Pictures within the data are to be left out; everything else must be reproduced exactly.

######

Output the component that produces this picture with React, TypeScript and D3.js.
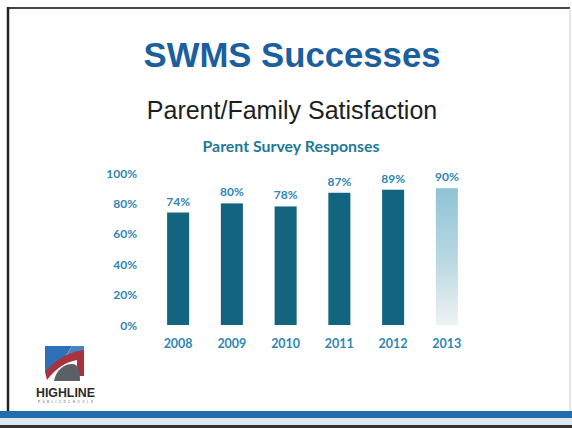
import React from "react";
import * as d3 from "d3";

const years = ["2008", "2009", "2010", "2011", "2012", "2013"];
const values = [74, 80, 78, 87, 89, 90];
const projected = [false, false, false, false, false, true];
const yTicks = [0, 20, 40, 60, 80, 100];

export default function App() {
  const W = 572, H = 428;
  const x = d3.scaleBand<string>().domain(years).range([151, 474]).paddingInner(0.59).paddingOuter(0.3);
  const y = d3.scaleLinear().domain([0, 100]).range([325, 173]);
  const font = "Lato, 'Open Sans', sans-serif";
  const tickColor = "#2f87b3";
  const barColor = "#12647f";
  return (
    <svg width={W} height={H} style={{ position: "absolute", left: 0, top: 0, background: "#fff" }}>
      <defs>
        <linearGradient id="proj" x1="0" y1="0" x2="0" y2="1">
          <stop offset="0%" stopColor="#8ec3d5" />
          <stop offset="55%" stopColor="#bcd9e3" />
          <stop offset="100%" stopColor="#eef2f3" />
        </linearGradient>
      </defs>
      <rect x={0} y={0} width={W} height={H} fill="#fff" />
      {/* frame */}
      <line x1={8} y1={8} x2={570} y2={8} stroke="#444" strokeWidth={2} />
      <line x1={8} y1={7} x2={8} y2={412} stroke="#222" strokeWidth={2.5} />
      <line x1={570} y1={8} x2={570} y2={412} stroke="#ccc" strokeWidth={1} />
      <rect x={0} y={411} width={W} height={7} fill="#1f6fae" />
      <rect x={0} y={418} width={W} height={7} fill="#dfe6ec" />
      <rect x={0} y={425} width={W} height={3} fill="#333" />

      <text x={292} y={67} textAnchor="middle" fontFamily="'Liberation Sans', Arial, sans-serif" fontWeight="bold" fontSize={34.5} fill="#1c5f9e" textLength={297} lengthAdjust="spacingAndGlyphs">SWMS Successes</text>
      <text x={292} y={119} textAnchor="middle" fontFamily="'Liberation Sans', Arial, sans-serif" fontSize={25} fill="#1e1e1e">Parent/Family Satisfaction</text>
      <text x={291} y={152} textAnchor="middle" fontFamily={font} fontWeight="bold" fontSize={15} fill="#1f7896" textLength={177} lengthAdjust="spacingAndGlyphs">Parent Survey Responses</text>

      {yTicks.map((t) => (
        <text key={t} x={137} y={y(t) + 4.5} textAnchor="end" fontFamily={font} fontWeight="bold" fontSize={12} fill={tickColor}>{t}%</text>
      ))}

      {years.map((yr, i) => (
        <g key={yr}>
          <rect x={x(yr)} y={y(values[i])} width={x.bandwidth()} height={y(0) - y(values[i])} fill={projected[i] ? "url(#proj)" : barColor} />
          <text x={(x(yr) as number) + x.bandwidth() / 2} y={y(values[i]) - 7} textAnchor="middle" fontFamily={font} fontWeight="bold" fontSize={12} fill={tickColor}>{values[i]}%</text>
          <text x={(x(yr) as number) + x.bandwidth() / 2} y={348} textAnchor="middle" fontFamily={font} fontWeight="bold" fontSize={12.5} fill={tickColor}>{yr}</text>
        </g>
      ))}

      {/* logo */}
      <g>
        <path d="M45,346 L72,346 L62,362 L45,372 Z" fill="#2e6fb5" />
        <path d="M72,346 L84,346 L84,352 L66,356 Z" fill="#4a82c0" />
        <path d="M45,372 C55,360 68,352 84,350 L84,376 L77,376 L77,360 C66,362 56,368 47,380 Z" fill="#a8323e" />
        <path d="M54,381 C56,370 64,364 72,364 C78,364 80,370 80,381 Z" fill="#5c5f66" />
        <text x={36} y={397} fontFamily="'Liberation Sans Narrow', 'Liberation Sans', sans-serif" fontWeight="bold" fontSize={13} fill="#2b2b2b" textLength={59} lengthAdjust="spacingAndGlyphs">HIGHLINE</text>
        <text x={38} y={403} fontFamily="'Liberation Sans', sans-serif" fontSize={3} fill="#555" textLength={55}>P U B L I C   S C H O O L S</text>
      </g>
    </svg>
  );
}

######

## Solution for this exercise
Output the component that produces this picture with React, TypeScript and D3.js.
import React from "react";
import * as d3 from "d3";

const years = ["2008", "2009", "2010", "2011", "2012", "2013"];
const values = [74, 80, 78, 87, 89, 90];
const projected = [false, false, false, false, false, true];
const yTicks = [0, 20, 40, 60, 80, 100];

export default function App() {
  const W = 572, H = 428;
  const x = d3.scaleBand<string>().domain(years).range([151, 474]).paddingInner(0.59).paddingOuter(0.3);
  const y = d3.scaleLinear().domain([0, 100]).range([325, 173]);
  const font = "Lato, 'Open Sans', sans-serif";
  const tickColor = "#2f87b3";
  const barColor = "#12647f";
  return (
    <svg width={W} height={H} style={{ position: "absolute", left: 0, top: 0, background: "#fff" }}>
      <defs>
        <linearGradient id="proj" x1="0" y1="0" x2="0" y2="1">
          <stop offset="0%" stopColor="#8ec3d5" />
          <stop offset="55%" stopColor="#bcd9e3" />
          <stop offset="100%" stopColor="#eef2f3" />
        </linearGradient>
      </defs>
      <rect x={0} y={0} width={W} height={H} fill="#fff" />
      {/* frame */}
      <line x1={8} y1={8} x2={570} y2={8} stroke="#444" strokeWidth={2} />
      <line x1={8} y1={7} x2={8} y2={412} stroke="#222" strokeWidth={2.5} />
      <line x1={570} y1={8} x2={570} y2={412} stroke="#ccc" strokeWidth={1} />
      <rect x={0} y={411} width={W} height={7} fill="#1f6fae" />
      <rect x={0} y={418} width={W} height={7} fill="#dfe6ec" />
      <rect x={0} y={425} width={W} height={3} fill="#333" />

      <text x={292} y={67} textAnchor="middle" fontFamily="'Liberation Sans', Arial, sans-serif" fontWeight="bold" fontSize={34.5} fill="#1c5f9e" textLength={297} lengthAdjust="spacingAndGlyphs">SWMS Successes</text>
      <text x={292} y={119} textAnchor="middle" fontFamily="'Liberation Sans', Arial, sans-serif" fontSize={25} fill="#1e1e1e">Parent/Family Satisfaction</text>
      <text x={291} y={152} textAnchor="middle" fontFamily={font} fontWeight="bold" fontSize={15} fill="#1f7896" textLength={177} lengthAdjust="spacingAndGlyphs">Parent Survey Responses</text>

      {yTicks.map((t) => (
        <text key={t} x={137} y={y(t) + 4.5} textAnchor="end" fontFamily={font} fontWeight="bold" fontSize={12} fill={tickColor}>{t}%</text>
      ))}

      {years.map((yr, i) => (
        <g key={yr}>
          <rect x={x(yr)} y={y(values[i])} width={x.bandwidth()} height={y(0) - y(values[i])} fill={projected[i] ? "url(#proj)" : barColor} />
          <text x={(x(yr) as number) + x.bandwidth() / 2} y={y(values[i]) - 7} textAnchor="middle" fontFamily={font} fontWeight="bold" fontSize={12} fill={tickColor}>{values[i]}%</text>
          <text x={(x(yr) as number) + x.bandwidth() / 2} y={348} textAnchor="middle" fontFamily={font} fontWeight="bold" fontSize={12.5} fill={tickColor}>{yr}</text>
        </g>
      ))}

      {/* logo */}
      <g>
        <path d="M45,346 L72,346 L62,362 L45,372 Z" fill="#2e6fb5" />
        <path d="M72,346 L84,346 L84,352 L66,356 Z" fill="#4a82c0" />
        <path d="M45,372 C55,360 68,352 84,350 L84,376 L77,376 L77,360 C66,362 56,368 47,380 Z" fill="#a8323e" />
        <path d="M54,381 C56,370 64,364 72,364 C78,364 80,370 80,381 Z" fill="#5c5f66" />
        <text x={36} y={397} fontFamily="'Liberation Sans Narrow', 'Liberation Sans', sans-serif" fontWeight="bold" fontSize={13} fill="#2b2b2b" textLength={59} lengthAdjust="spacingAndGlyphs">HIGHLINE</text>
        <text x={38} y={403} fontFamily="'Liberation Sans', sans-serif" fontSize={3} fill="#555" textLength={55}>P U B L I C   S C H O O L S</text>
      </g>
    </svg>
  );
}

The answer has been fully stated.